── SUPPLIED MATERIAL ──

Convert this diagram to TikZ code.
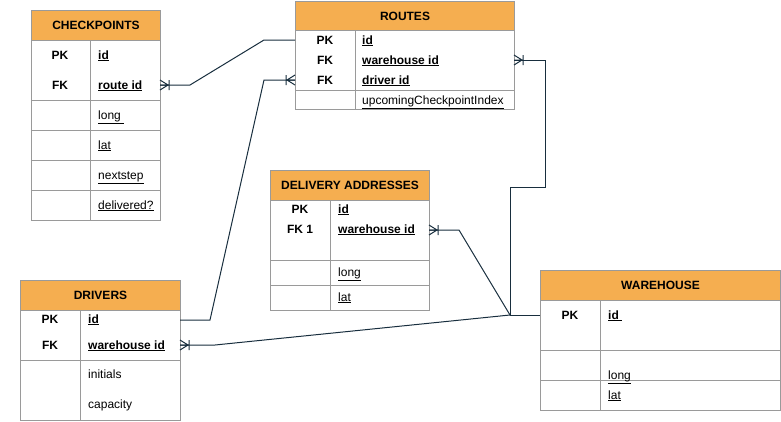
\documentclass[tikz,border=0pt]{standalone}
\usepackage{fontspec}
\setmainfont{Liberation Sans}
\definecolor{hdr}{HTML}{F5AE50}
\definecolor{bord}{HTML}{9A9A9A}
\definecolor{edgec}{HTML}{182E3E}
\begin{document}
\begin{tikzpicture}[x=1pt,y=-1pt,
  font=\fontsize{12}{14}\selectfont,
  hdrbox/.style={draw=bord, fill=hdr, line width=1pt, anchor=north west, inner sep=0pt, font=\fontsize{12}{14}\selectfont\bfseries},
  tbl/.style={draw=bord, line width=1pt},
  keytxt/.style={anchor=base, inner sep=0pt, font=\fontsize{12}{14}\selectfont\bfseries},
  fld/.style={anchor=base west, inner sep=0pt},
  conn/.style={draw=edgec, line width=1pt},
  crow/.pic={\draw[conn] (0,-5) -- (8,0) -- (0,5) (0,0) -- (8,0) (9,-5) -- (9,5);}
]
\useasboundingbox (0,0) rectangle (781,421);

% ---------- CHECKPOINTS ----------
\node[hdrbox, minimum width=129, minimum height=30] (cp) at (31,10) {CHECKPOINTS};
\draw[tbl] (31,40) rectangle (160,220);
\draw[tbl] (90,40) -- (90,220);
\foreach \yy in {100,130,160,190} \draw[tbl] (31,\yy) -- (160,\yy);
\node[keytxt] (cpPK) at (60,59) {PK};
\node[keytxt] (cpFK) at (60,89) {FK};
\node[fld,font=\fontsize{12}{14}\selectfont\bfseries] (cpid) at (98,59) {\underline{id}};
\node[fld,font=\fontsize{12}{14}\selectfont\bfseries] (cproute) at (98,89) {\underline{route id}};
\node[fld] (cplong) at (98,119) {\underline{long\ }};
\node[fld] (cplat) at (98,149) {\underline{lat}};
\node[fld] (cpnext) at (98,179) {\underline{nextstep}};
\node[fld] (cpdel) at (98,209) {\underline{delivered?}};

% ---------- ROUTES ----------
\node[hdrbox, minimum width=219, minimum height=29] (rt) at (295,1) {ROUTES};
\draw[tbl] (295,30) rectangle (514,109);
\draw[tbl] (355,30) -- (355,109);
\draw[tbl] (295,90) -- (514,90);
\node[keytxt] (rtPK) at (325,44) {PK};
\node[keytxt] (rtFK1) at (325,64) {FK};
\node[keytxt] (rtFK2) at (325,84) {FK};
\node[fld,font=\fontsize{12}{14}\selectfont\bfseries] (rtid) at (362,44) {\underline{id}};
\node[fld,font=\fontsize{12}{14}\selectfont\bfseries] (rtwh) at (362,64) {\underline{warehouse id}};
\node[fld,font=\fontsize{12}{14}\selectfont\bfseries] (rtdrv) at (362,84) {\underline{driver id}};
\node[fld] (rtup) at (362,104) {\underline{upcomingCheckpointIndex}};

% ---------- DELIVERY ADDRESSES ----------
\node[hdrbox, minimum width=159, minimum height=30] (da) at (270,170) {DELIVERY ADDRESSES};
\draw[tbl] (270,200) rectangle (429,310);
\draw[tbl] (330,200) -- (330,310);
\draw[tbl] (270,260) -- (429,260);
\draw[tbl] (270,285) -- (429,285);
\node[keytxt] (daPK) at (300,213) {PK};
\node[keytxt] (daFK) at (300,233) {FK 1};
\node[fld,font=\fontsize{12}{14}\selectfont\bfseries] (daid) at (338,213) {\underline{id}};
\node[fld,font=\fontsize{12}{14}\selectfont\bfseries] (dawh) at (338,233) {\underline{warehouse id}};
\node[fld] (dalong) at (338,276) {\underline{long}};
\node[fld] (dalat) at (338,301) {\underline{lat}};

% ---------- DRIVERS ----------
\node[hdrbox, minimum width=160, minimum height=30] (dr) at (20,280) {DRIVERS};
\draw[tbl] (20,310) rectangle (180,420);
\draw[tbl] (80,310) -- (80,420);
\draw[tbl] (20,360) -- (180,360);
\node[keytxt] (drPK) at (50,323) {PK};
\node[keytxt] (drFK) at (50,349) {FK};
\node[fld,font=\fontsize{12}{14}\selectfont\bfseries] (drid) at (88,323) {\underline{id}};
\node[fld,font=\fontsize{12}{14}\selectfont\bfseries] (drwh) at (88,349) {\underline{warehouse id}};
\node[fld] (drini) at (88,378) {initials};
\node[fld] (drcap) at (88,408) {capacity};

% ---------- WAREHOUSE ----------
\node[hdrbox, minimum width=240, minimum height=30] (wh) at (540,270) {WAREHOUSE};
\draw[tbl] (540,300) rectangle (780,410);
\draw[tbl] (600,300) -- (600,410);
\draw[tbl] (540,350) -- (780,350);
\draw[tbl] (540,380) -- (780,380);
\node[keytxt] (whPK) at (570,319) {PK};
\node[fld,font=\fontsize{12}{14}\selectfont\bfseries] (whid) at (608,319) {\underline{id\ }};
\node[fld] (whlong) at (608,379) {\underline{long}};
\node[fld] (whlat) at (608,399) {\underline{lat}};

% ---------- connection points ----------
\coordinate (cpR) at (160,85);
\coordinate (rtIdL) at (295,40);
\coordinate (rtDrvL) at (295,80);
\coordinate (rtWhR) at (514,60);
\coordinate (drIdR) at (180,320);
\coordinate (drWhR) at (180,345);
\coordinate (daWhR) at (429,230);
\coordinate (whIdL) at (540,315);
\coordinate (hub) at (510,315);

% ---------- connectors ----------
\draw[conn] (cpR) -- (190,85) -- (264,40) -- (rtIdL);
\pic at (cpR) {crow};

\draw[conn] (drIdR) -- (210,320) -- (264,80) -- (rtDrvL);
\pic[xscale=-1] at (rtDrvL) {crow};

\draw[conn] (whIdL) -- (hub) -- (510,187) -- (545,187) -- (545,60) -- (rtWhR);
\pic at (rtWhR) {crow};

\draw[conn] (hub) -- (459,230) -- (daWhR);
\pic at (daWhR) {crow};

\draw[conn] (hub) -- (215,345) -- (drWhR);
\pic at (drWhR) {crow};
\end{tikzpicture}
\end{document}
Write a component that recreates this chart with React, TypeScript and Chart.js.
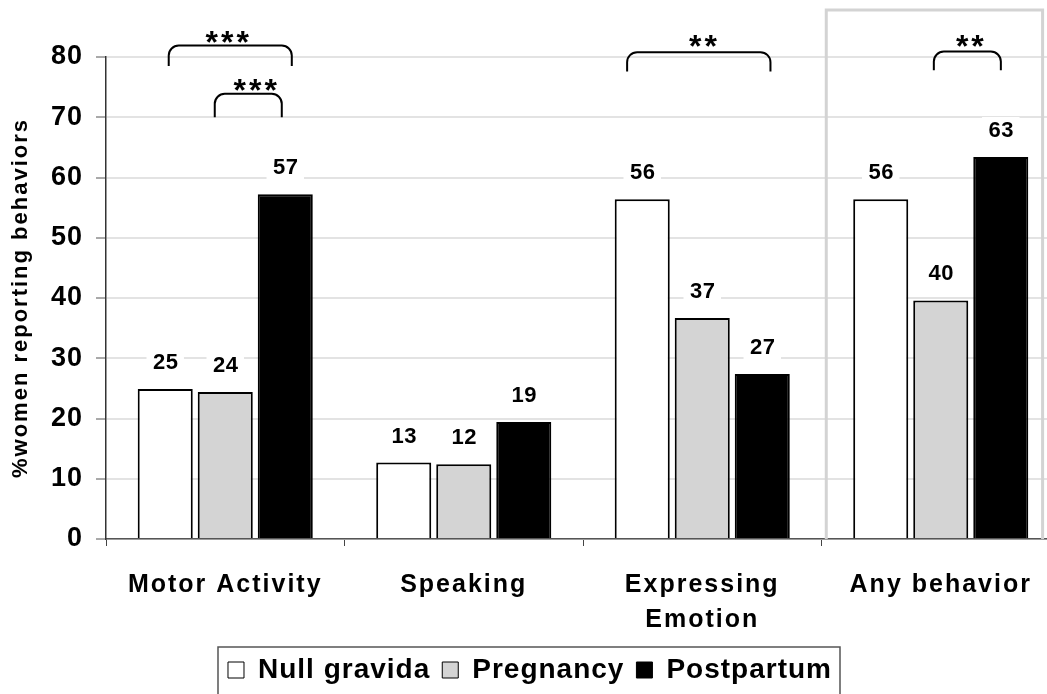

───

• THE PROBLEM
Would you mind returning each entry above word for word, skipping the images?

• FULL SOLUTION
Convert this diagram to TikZ code.
\documentclass[tikz,border=0pt]{standalone}
\usepackage{fontspec}
\setmainfont{Liberation Sans}
\definecolor{hdr}{HTML}{F5AE50}
\definecolor{bord}{HTML}{9A9A9A}
\definecolor{edgec}{HTML}{182E3E}
\begin{document}
\begin{tikzpicture}[x=1pt,y=-1pt,
  font=\fontsize{12}{14}\selectfont,
  hdrbox/.style={draw=bord, fill=hdr, line width=1pt, anchor=north west, inner sep=0pt, font=\fontsize{12}{14}\selectfont\bfseries},
  tbl/.style={draw=bord, line width=1pt},
  keytxt/.style={anchor=base, inner sep=0pt, font=\fontsize{12}{14}\selectfont\bfseries},
  fld/.style={anchor=base west, inner sep=0pt},
  conn/.style={draw=edgec, line width=1pt},
  crow/.pic={\draw[conn] (0,-5) -- (8,0) -- (0,5) (0,0) -- (8,0) (9,-5) -- (9,5);}
]
\useasboundingbox (0,0) rectangle (781,421);

% ---------- CHECKPOINTS ----------
\node[hdrbox, minimum width=129, minimum height=30] (cp) at (31,10) {CHECKPOINTS};
\draw[tbl] (31,40) rectangle (160,220);
\draw[tbl] (90,40) -- (90,220);
\foreach \yy in {100,130,160,190} \draw[tbl] (31,\yy) -- (160,\yy);
\node[keytxt] (cpPK) at (60,59) {PK};
\node[keytxt] (cpFK) at (60,89) {FK};
\node[fld,font=\fontsize{12}{14}\selectfont\bfseries] (cpid) at (98,59) {\underline{id}};
\node[fld,font=\fontsize{12}{14}\selectfont\bfseries] (cproute) at (98,89) {\underline{route id}};
\node[fld] (cplong) at (98,119) {\underline{long\ }};
\node[fld] (cplat) at (98,149) {\underline{lat}};
\node[fld] (cpnext) at (98,179) {\underline{nextstep}};
\node[fld] (cpdel) at (98,209) {\underline{delivered?}};

% ---------- ROUTES ----------
\node[hdrbox, minimum width=219, minimum height=29] (rt) at (295,1) {ROUTES};
\draw[tbl] (295,30) rectangle (514,109);
\draw[tbl] (355,30) -- (355,109);
\draw[tbl] (295,90) -- (514,90);
\node[keytxt] (rtPK) at (325,44) {PK};
\node[keytxt] (rtFK1) at (325,64) {FK};
\node[keytxt] (rtFK2) at (325,84) {FK};
\node[fld,font=\fontsize{12}{14}\selectfont\bfseries] (rtid) at (362,44) {\underline{id}};
\node[fld,font=\fontsize{12}{14}\selectfont\bfseries] (rtwh) at (362,64) {\underline{warehouse id}};
\node[fld,font=\fontsize{12}{14}\selectfont\bfseries] (rtdrv) at (362,84) {\underline{driver id}};
\node[fld] (rtup) at (362,104) {\underline{upcomingCheckpointIndex}};

% ---------- DELIVERY ADDRESSES ----------
\node[hdrbox, minimum width=159, minimum height=30] (da) at (270,170) {DELIVERY ADDRESSES};
\draw[tbl] (270,200) rectangle (429,310);
\draw[tbl] (330,200) -- (330,310);
\draw[tbl] (270,260) -- (429,260);
\draw[tbl] (270,285) -- (429,285);
\node[keytxt] (daPK) at (300,213) {PK};
\node[keytxt] (daFK) at (300,233) {FK 1};
\node[fld,font=\fontsize{12}{14}\selectfont\bfseries] (daid) at (338,213) {\underline{id}};
\node[fld,font=\fontsize{12}{14}\selectfont\bfseries] (dawh) at (338,233) {\underline{warehouse id}};
\node[fld] (dalong) at (338,276) {\underline{long}};
\node[fld] (dalat) at (338,301) {\underline{lat}};

% ---------- DRIVERS ----------
\node[hdrbox, minimum width=160, minimum height=30] (dr) at (20,280) {DRIVERS};
\draw[tbl] (20,310) rectangle (180,420);
\draw[tbl] (80,310) -- (80,420);
\draw[tbl] (20,360) -- (180,360);
\node[keytxt] (drPK) at (50,323) {PK};
\node[keytxt] (drFK) at (50,349) {FK};
\node[fld,font=\fontsize{12}{14}\selectfont\bfseries] (drid) at (88,323) {\underline{id}};
\node[fld,font=\fontsize{12}{14}\selectfont\bfseries] (drwh) at (88,349) {\underline{warehouse id}};
\node[fld] (drini) at (88,378) {initials};
\node[fld] (drcap) at (88,408) {capacity};

% ---------- WAREHOUSE ----------
\node[hdrbox, minimum width=240, minimum height=30] (wh) at (540,270) {WAREHOUSE};
\draw[tbl] (540,300) rectangle (780,410);
\draw[tbl] (600,300) -- (600,410);
\draw[tbl] (540,350) -- (780,350);
\draw[tbl] (540,380) -- (780,380);
\node[keytxt] (whPK) at (570,319) {PK};
\node[fld,font=\fontsize{12}{14}\selectfont\bfseries] (whid) at (608,319) {\underline{id\ }};
\node[fld] (whlong) at (608,379) {\underline{long}};
\node[fld] (whlat) at (608,399) {\underline{lat}};

% ---------- connection points ----------
\coordinate (cpR) at (160,85);
\coordinate (rtIdL) at (295,40);
\coordinate (rtDrvL) at (295,80);
\coordinate (rtWhR) at (514,60);
\coordinate (drIdR) at (180,320);
\coordinate (drWhR) at (180,345);
\coordinate (daWhR) at (429,230);
\coordinate (whIdL) at (540,315);
\coordinate (hub) at (510,315);

% ---------- connectors ----------
\draw[conn] (cpR) -- (190,85) -- (264,40) -- (rtIdL);
\pic at (cpR) {crow};

\draw[conn] (drIdR) -- (210,320) -- (264,80) -- (rtDrvL);
\pic[xscale=-1] at (rtDrvL) {crow};

\draw[conn] (whIdL) -- (hub) -- (510,187) -- (545,187) -- (545,60) -- (rtWhR);
\pic at (rtWhR) {crow};

\draw[conn] (hub) -- (459,230) -- (daWhR);
\pic at (daWhR) {crow};

\draw[conn] (hub) -- (215,345) -- (drWhR);
\pic at (drWhR) {crow};
\end{tikzpicture}
\end{document}
Write a component that recreates this chart with React, TypeScript and Chart.js.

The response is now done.